● Exercise details: Omit the images. Copy each entry word for word.

● Source data:
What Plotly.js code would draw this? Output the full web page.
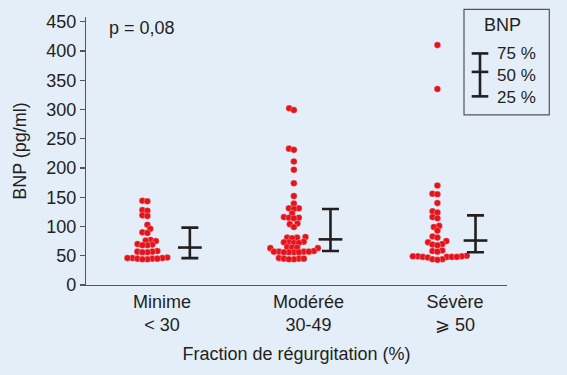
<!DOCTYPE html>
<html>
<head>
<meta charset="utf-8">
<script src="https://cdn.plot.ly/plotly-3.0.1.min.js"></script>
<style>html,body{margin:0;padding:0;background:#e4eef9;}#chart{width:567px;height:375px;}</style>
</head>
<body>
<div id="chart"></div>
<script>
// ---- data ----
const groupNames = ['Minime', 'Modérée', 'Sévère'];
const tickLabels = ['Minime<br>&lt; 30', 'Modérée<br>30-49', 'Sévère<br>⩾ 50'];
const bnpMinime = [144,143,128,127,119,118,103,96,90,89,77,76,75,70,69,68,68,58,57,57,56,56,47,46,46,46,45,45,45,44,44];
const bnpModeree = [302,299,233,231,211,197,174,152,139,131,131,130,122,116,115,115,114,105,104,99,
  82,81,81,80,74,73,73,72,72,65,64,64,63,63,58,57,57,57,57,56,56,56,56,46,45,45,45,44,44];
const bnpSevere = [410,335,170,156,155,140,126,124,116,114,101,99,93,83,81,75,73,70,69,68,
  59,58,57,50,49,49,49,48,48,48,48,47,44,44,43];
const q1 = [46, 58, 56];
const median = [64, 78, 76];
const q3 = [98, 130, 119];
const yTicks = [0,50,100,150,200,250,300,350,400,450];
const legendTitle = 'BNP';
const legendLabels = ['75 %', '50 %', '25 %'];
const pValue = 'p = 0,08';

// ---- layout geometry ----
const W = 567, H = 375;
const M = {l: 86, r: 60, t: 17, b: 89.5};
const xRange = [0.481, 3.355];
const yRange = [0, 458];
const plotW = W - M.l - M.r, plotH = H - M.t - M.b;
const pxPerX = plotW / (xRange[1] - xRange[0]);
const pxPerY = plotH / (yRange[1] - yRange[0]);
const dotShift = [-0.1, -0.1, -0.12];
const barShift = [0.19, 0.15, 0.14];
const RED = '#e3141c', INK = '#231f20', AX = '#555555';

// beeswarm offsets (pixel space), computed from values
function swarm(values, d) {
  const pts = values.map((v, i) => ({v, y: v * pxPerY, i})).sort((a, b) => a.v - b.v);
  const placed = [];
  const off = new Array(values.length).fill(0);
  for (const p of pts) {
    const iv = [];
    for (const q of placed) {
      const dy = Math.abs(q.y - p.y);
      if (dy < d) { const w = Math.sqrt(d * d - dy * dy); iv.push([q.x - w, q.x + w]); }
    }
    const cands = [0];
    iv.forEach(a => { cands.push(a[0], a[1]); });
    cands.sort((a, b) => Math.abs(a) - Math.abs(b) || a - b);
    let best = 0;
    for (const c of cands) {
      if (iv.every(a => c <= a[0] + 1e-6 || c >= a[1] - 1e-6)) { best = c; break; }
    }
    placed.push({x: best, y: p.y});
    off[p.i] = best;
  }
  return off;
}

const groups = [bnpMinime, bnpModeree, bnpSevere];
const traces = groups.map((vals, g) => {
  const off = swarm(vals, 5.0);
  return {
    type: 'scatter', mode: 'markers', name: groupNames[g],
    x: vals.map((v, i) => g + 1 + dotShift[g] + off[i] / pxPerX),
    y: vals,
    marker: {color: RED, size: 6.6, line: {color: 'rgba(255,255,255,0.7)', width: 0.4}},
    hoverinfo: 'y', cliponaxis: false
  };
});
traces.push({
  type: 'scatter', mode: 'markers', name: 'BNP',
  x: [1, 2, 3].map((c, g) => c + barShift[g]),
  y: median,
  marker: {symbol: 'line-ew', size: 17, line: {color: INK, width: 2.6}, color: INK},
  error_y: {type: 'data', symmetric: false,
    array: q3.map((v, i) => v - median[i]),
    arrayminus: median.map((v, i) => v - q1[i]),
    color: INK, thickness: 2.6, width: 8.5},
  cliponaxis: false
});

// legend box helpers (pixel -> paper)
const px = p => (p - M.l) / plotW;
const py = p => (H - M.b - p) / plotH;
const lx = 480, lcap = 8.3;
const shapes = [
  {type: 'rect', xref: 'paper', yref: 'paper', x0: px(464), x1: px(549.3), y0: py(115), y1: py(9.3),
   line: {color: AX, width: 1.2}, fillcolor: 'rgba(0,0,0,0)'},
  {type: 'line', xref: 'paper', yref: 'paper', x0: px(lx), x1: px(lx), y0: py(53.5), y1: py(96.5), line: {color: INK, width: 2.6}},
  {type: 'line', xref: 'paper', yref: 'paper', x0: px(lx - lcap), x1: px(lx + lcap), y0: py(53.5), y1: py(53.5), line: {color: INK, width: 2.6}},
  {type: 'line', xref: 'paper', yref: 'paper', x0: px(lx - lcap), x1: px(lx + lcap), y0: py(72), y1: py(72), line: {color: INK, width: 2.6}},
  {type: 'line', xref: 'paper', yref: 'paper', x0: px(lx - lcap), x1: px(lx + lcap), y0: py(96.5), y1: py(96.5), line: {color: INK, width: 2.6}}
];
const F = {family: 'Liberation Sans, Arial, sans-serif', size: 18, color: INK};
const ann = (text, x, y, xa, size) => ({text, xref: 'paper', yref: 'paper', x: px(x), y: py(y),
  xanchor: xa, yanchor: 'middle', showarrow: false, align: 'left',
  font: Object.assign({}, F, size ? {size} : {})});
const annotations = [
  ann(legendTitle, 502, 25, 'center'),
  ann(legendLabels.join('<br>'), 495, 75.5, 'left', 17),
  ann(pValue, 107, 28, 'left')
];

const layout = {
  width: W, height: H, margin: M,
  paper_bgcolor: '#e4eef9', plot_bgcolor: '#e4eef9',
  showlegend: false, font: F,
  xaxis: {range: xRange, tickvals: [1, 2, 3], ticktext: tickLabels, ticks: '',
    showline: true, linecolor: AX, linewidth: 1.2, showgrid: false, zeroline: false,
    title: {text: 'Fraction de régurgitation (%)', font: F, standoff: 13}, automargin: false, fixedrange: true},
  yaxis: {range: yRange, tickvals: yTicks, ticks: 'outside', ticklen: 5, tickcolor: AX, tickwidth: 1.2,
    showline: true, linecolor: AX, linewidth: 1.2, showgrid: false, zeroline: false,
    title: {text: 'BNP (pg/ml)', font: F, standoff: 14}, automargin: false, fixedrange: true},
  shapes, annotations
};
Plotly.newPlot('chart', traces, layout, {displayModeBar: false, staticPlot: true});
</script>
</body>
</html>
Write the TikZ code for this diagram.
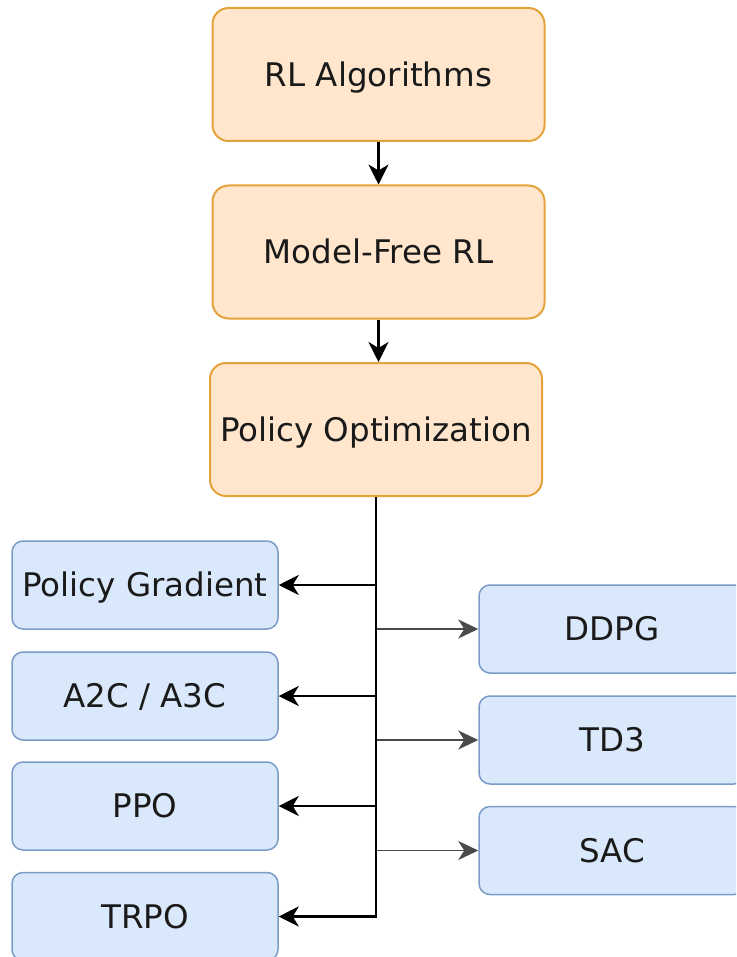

● Result of the exercise:
What Plotly.js code would draw this? Output the full web page.
<!DOCTYPE html>
<html>
<head>
<meta charset="utf-8">
<script src="https://cdn.plot.ly/plotly-3.0.1.min.js"></script>
<style>html,body{margin:0;padding:0;background:#e4eef9;}#chart{width:567px;height:375px;}</style>
</head>
<body>
<div id="chart"></div>
<script>
// ---- data ----
const groupNames = ['Minime', 'Modérée', 'Sévère'];
const tickLabels = ['Minime<br>&lt; 30', 'Modérée<br>30-49', 'Sévère<br>⩾ 50'];
const bnpMinime = [144,143,128,127,119,118,103,96,90,89,77,76,75,70,69,68,68,58,57,57,56,56,47,46,46,46,45,45,45,44,44];
const bnpModeree = [302,299,233,231,211,197,174,152,139,131,131,130,122,116,115,115,114,105,104,99,
  82,81,81,80,74,73,73,72,72,65,64,64,63,63,58,57,57,57,57,56,56,56,56,46,45,45,45,44,44];
const bnpSevere = [410,335,170,156,155,140,126,124,116,114,101,99,93,83,81,75,73,70,69,68,
  59,58,57,50,49,49,49,48,48,48,48,47,44,44,43];
const q1 = [46, 58, 56];
const median = [64, 78, 76];
const q3 = [98, 130, 119];
const yTicks = [0,50,100,150,200,250,300,350,400,450];
const legendTitle = 'BNP';
const legendLabels = ['75 %', '50 %', '25 %'];
const pValue = 'p = 0,08';

// ---- layout geometry ----
const W = 567, H = 375;
const M = {l: 86, r: 60, t: 17, b: 89.5};
const xRange = [0.481, 3.355];
const yRange = [0, 458];
const plotW = W - M.l - M.r, plotH = H - M.t - M.b;
const pxPerX = plotW / (xRange[1] - xRange[0]);
const pxPerY = plotH / (yRange[1] - yRange[0]);
const dotShift = [-0.1, -0.1, -0.12];
const barShift = [0.19, 0.15, 0.14];
const RED = '#e3141c', INK = '#231f20', AX = '#555555';

// beeswarm offsets (pixel space), computed from values
function swarm(values, d) {
  const pts = values.map((v, i) => ({v, y: v * pxPerY, i})).sort((a, b) => a.v - b.v);
  const placed = [];
  const off = new Array(values.length).fill(0);
  for (const p of pts) {
    const iv = [];
    for (const q of placed) {
      const dy = Math.abs(q.y - p.y);
      if (dy < d) { const w = Math.sqrt(d * d - dy * dy); iv.push([q.x - w, q.x + w]); }
    }
    const cands = [0];
    iv.forEach(a => { cands.push(a[0], a[1]); });
    cands.sort((a, b) => Math.abs(a) - Math.abs(b) || a - b);
    let best = 0;
    for (const c of cands) {
      if (iv.every(a => c <= a[0] + 1e-6 || c >= a[1] - 1e-6)) { best = c; break; }
    }
    placed.push({x: best, y: p.y});
    off[p.i] = best;
  }
  return off;
}

const groups = [bnpMinime, bnpModeree, bnpSevere];
const traces = groups.map((vals, g) => {
  const off = swarm(vals, 5.0);
  return {
    type: 'scatter', mode: 'markers', name: groupNames[g],
    x: vals.map((v, i) => g + 1 + dotShift[g] + off[i] / pxPerX),
    y: vals,
    marker: {color: RED, size: 6.6, line: {color: 'rgba(255,255,255,0.7)', width: 0.4}},
    hoverinfo: 'y', cliponaxis: false
  };
});
traces.push({
  type: 'scatter', mode: 'markers', name: 'BNP',
  x: [1, 2, 3].map((c, g) => c + barShift[g]),
  y: median,
  marker: {symbol: 'line-ew', size: 17, line: {color: INK, width: 2.6}, color: INK},
  error_y: {type: 'data', symmetric: false,
    array: q3.map((v, i) => v - median[i]),
    arrayminus: median.map((v, i) => v - q1[i]),
    color: INK, thickness: 2.6, width: 8.5},
  cliponaxis: false
});

// legend box helpers (pixel -> paper)
const px = p => (p - M.l) / plotW;
const py = p => (H - M.b - p) / plotH;
const lx = 480, lcap = 8.3;
const shapes = [
  {type: 'rect', xref: 'paper', yref: 'paper', x0: px(464), x1: px(549.3), y0: py(115), y1: py(9.3),
   line: {color: AX, width: 1.2}, fillcolor: 'rgba(0,0,0,0)'},
  {type: 'line', xref: 'paper', yref: 'paper', x0: px(lx), x1: px(lx), y0: py(53.5), y1: py(96.5), line: {color: INK, width: 2.6}},
  {type: 'line', xref: 'paper', yref: 'paper', x0: px(lx - lcap), x1: px(lx + lcap), y0: py(53.5), y1: py(53.5), line: {color: INK, width: 2.6}},
  {type: 'line', xref: 'paper', yref: 'paper', x0: px(lx - lcap), x1: px(lx + lcap), y0: py(72), y1: py(72), line: {color: INK, width: 2.6}},
  {type: 'line', xref: 'paper', yref: 'paper', x0: px(lx - lcap), x1: px(lx + lcap), y0: py(96.5), y1: py(96.5), line: {color: INK, width: 2.6}}
];
const F = {family: 'Liberation Sans, Arial, sans-serif', size: 18, color: INK};
const ann = (text, x, y, xa, size) => ({text, xref: 'paper', yref: 'paper', x: px(x), y: py(y),
  xanchor: xa, yanchor: 'middle', showarrow: false, align: 'left',
  font: Object.assign({}, F, size ? {size} : {})});
const annotations = [
  ann(legendTitle, 502, 25, 'center'),
  ann(legendLabels.join('<br>'), 495, 75.5, 'left', 17),
  ann(pValue, 107, 28, 'left')
];

const layout = {
  width: W, height: H, margin: M,
  paper_bgcolor: '#e4eef9', plot_bgcolor: '#e4eef9',
  showlegend: false, font: F,
  xaxis: {range: xRange, tickvals: [1, 2, 3], ticktext: tickLabels, ticks: '',
    showline: true, linecolor: AX, linewidth: 1.2, showgrid: false, zeroline: false,
    title: {text: 'Fraction de régurgitation (%)', font: F, standoff: 13}, automargin: false, fixedrange: true},
  yaxis: {range: yRange, tickvals: yTicks, ticks: 'outside', ticklen: 5, tickcolor: AX, tickwidth: 1.2,
    showline: true, linecolor: AX, linewidth: 1.2, showgrid: false, zeroline: false,
    title: {text: 'BNP (pg/ml)', font: F, standoff: 14}, automargin: false, fixedrange: true},
  shapes, annotations
};
Plotly.newPlot('chart', traces, layout, {displayModeBar: false, staticPlot: true});
</script>
</body>
</html>
Write the TikZ code for this diagram.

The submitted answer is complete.